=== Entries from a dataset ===
══════════════════════════════

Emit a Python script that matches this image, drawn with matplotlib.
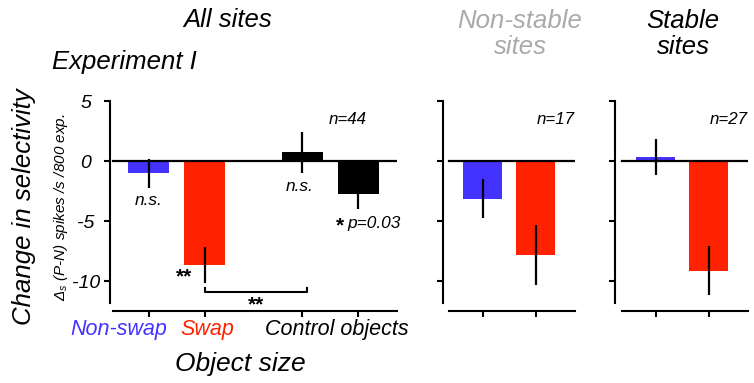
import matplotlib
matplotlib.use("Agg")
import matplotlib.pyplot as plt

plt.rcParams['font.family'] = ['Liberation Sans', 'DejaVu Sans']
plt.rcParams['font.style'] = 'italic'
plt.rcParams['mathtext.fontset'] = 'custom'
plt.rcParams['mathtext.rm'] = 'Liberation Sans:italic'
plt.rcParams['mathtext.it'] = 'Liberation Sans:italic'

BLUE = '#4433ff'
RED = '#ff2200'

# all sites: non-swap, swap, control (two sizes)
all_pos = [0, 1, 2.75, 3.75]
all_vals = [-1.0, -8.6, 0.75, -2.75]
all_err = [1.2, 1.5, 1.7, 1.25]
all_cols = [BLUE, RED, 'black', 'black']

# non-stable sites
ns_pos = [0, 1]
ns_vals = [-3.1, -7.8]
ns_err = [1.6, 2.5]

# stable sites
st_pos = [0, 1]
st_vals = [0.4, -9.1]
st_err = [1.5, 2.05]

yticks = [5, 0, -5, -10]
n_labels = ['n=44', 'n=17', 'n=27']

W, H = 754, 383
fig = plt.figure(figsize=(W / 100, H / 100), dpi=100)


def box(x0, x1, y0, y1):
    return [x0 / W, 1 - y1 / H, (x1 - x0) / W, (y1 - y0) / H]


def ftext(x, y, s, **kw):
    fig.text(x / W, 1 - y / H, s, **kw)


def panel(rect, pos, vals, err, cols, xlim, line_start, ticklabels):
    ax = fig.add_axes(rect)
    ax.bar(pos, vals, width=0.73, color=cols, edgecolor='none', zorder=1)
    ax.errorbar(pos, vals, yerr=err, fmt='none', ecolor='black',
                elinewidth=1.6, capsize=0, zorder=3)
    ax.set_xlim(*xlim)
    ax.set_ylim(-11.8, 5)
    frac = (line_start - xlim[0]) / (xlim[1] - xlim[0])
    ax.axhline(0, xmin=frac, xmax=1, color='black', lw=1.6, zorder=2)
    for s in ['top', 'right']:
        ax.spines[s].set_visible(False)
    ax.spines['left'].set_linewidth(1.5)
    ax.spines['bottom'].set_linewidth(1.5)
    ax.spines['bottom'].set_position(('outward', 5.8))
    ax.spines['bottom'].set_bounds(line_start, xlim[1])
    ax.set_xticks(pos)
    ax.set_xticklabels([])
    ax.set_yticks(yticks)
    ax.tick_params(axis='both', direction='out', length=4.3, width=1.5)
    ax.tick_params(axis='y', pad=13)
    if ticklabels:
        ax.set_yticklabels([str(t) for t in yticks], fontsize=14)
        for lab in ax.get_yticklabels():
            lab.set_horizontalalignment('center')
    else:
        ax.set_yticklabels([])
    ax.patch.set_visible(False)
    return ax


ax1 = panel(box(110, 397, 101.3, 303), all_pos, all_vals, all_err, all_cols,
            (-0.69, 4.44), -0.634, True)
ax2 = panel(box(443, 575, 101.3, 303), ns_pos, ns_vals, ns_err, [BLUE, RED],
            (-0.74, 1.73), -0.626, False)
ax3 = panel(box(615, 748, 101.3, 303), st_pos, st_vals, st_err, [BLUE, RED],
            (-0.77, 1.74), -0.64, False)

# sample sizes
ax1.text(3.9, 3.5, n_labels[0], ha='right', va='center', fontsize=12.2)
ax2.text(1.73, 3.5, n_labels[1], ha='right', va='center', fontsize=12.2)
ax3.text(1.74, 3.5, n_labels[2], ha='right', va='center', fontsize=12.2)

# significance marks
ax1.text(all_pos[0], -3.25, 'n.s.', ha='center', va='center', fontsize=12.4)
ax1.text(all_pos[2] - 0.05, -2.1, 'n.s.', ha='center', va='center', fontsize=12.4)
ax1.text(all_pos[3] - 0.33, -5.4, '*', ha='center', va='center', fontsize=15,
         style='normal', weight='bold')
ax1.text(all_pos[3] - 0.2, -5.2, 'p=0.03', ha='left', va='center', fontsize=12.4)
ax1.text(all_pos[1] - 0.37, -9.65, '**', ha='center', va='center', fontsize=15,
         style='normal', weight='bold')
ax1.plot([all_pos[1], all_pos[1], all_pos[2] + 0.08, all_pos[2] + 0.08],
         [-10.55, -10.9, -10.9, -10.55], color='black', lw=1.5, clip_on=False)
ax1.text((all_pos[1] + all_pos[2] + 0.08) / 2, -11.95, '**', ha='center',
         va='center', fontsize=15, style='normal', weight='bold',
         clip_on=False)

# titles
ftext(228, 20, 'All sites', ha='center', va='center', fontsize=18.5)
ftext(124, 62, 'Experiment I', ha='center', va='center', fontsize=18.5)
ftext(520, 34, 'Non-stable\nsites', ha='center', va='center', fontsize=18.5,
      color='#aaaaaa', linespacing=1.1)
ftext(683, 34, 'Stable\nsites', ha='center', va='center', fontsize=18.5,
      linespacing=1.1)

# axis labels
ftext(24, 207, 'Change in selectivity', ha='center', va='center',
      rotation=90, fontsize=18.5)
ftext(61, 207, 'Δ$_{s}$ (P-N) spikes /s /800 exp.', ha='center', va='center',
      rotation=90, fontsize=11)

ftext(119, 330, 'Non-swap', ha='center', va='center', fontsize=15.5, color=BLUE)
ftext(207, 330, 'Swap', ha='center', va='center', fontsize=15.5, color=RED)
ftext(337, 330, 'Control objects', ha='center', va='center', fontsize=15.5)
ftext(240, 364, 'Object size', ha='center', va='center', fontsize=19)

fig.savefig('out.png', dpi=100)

══════════════════════════════

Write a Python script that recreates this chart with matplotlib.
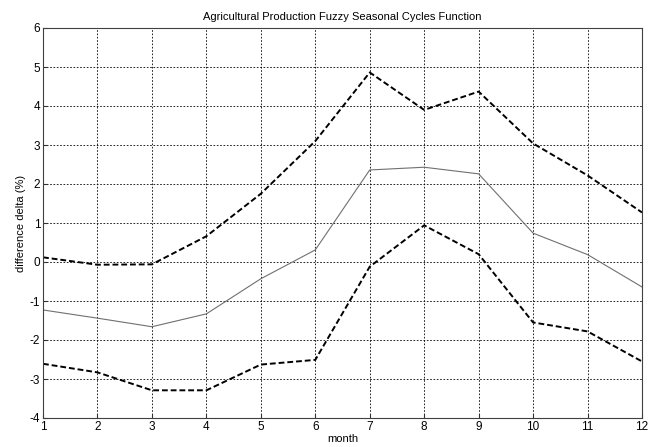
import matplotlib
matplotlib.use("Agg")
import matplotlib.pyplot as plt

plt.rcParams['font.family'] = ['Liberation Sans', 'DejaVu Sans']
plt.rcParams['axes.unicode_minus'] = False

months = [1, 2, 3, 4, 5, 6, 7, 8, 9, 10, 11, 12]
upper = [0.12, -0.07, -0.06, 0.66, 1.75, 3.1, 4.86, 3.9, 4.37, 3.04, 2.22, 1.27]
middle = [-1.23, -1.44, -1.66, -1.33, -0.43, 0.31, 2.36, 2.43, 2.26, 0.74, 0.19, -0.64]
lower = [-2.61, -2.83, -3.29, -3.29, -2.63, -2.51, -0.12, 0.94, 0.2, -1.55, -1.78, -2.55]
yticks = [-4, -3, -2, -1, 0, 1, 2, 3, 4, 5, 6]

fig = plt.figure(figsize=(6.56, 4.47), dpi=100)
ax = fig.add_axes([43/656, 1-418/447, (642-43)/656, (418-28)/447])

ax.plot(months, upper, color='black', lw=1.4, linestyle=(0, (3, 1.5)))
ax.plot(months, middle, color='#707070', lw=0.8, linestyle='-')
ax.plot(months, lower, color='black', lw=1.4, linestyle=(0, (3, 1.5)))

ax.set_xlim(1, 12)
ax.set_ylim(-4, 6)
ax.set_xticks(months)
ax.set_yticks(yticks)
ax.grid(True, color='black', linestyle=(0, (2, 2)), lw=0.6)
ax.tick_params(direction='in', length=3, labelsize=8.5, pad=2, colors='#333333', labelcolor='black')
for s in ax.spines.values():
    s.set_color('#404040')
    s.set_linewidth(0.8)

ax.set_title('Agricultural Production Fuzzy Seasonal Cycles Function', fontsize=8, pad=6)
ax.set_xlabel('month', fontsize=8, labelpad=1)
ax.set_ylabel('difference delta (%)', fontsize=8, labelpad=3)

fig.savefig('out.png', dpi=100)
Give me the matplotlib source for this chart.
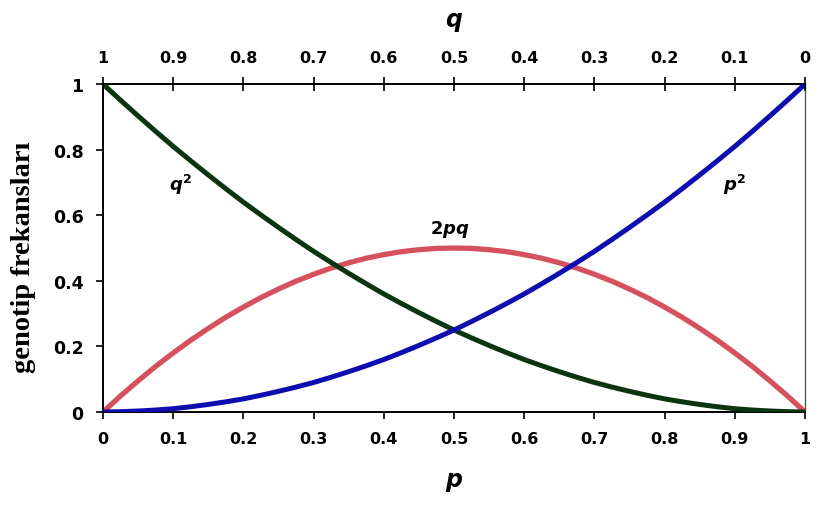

══════════════════════════════

=== GIVEN TASK ===
Within the listing above, extract exactly the lines that run from the one containing "Emit a Python" through the one containing "fig.text(x / W, 1 - y / H, s, **kw)", excluding any pictures.

=== OUTPUT FOR THIS EXERCISE ===
Emit a Python script that matches this image, drawn with matplotlib.
import matplotlib
matplotlib.use("Agg")
import matplotlib.pyplot as plt

plt.rcParams['font.family'] = ['Liberation Sans', 'DejaVu Sans']
plt.rcParams['font.style'] = 'italic'
plt.rcParams['mathtext.fontset'] = 'custom'
plt.rcParams['mathtext.rm'] = 'Liberation Sans:italic'
plt.rcParams['mathtext.it'] = 'Liberation Sans:italic'

BLUE = '#4433ff'
RED = '#ff2200'

# all sites: non-swap, swap, control (two sizes)
all_pos = [0, 1, 2.75, 3.75]
all_vals = [-1.0, -8.6, 0.75, -2.75]
all_err = [1.2, 1.5, 1.7, 1.25]
all_cols = [BLUE, RED, 'black', 'black']

# non-stable sites
ns_pos = [0, 1]
ns_vals = [-3.1, -7.8]
ns_err = [1.6, 2.5]

# stable sites
st_pos = [0, 1]
st_vals = [0.4, -9.1]
st_err = [1.5, 2.05]

yticks = [5, 0, -5, -10]
n_labels = ['n=44', 'n=17', 'n=27']

W, H = 754, 383
fig = plt.figure(figsize=(W / 100, H / 100), dpi=100)


def box(x0, x1, y0, y1):
    return [x0 / W, 1 - y1 / H, (x1 - x0) / W, (y1 - y0) / H]


def ftext(x, y, s, **kw):
    fig.text(x / W, 1 - y / H, s, **kw)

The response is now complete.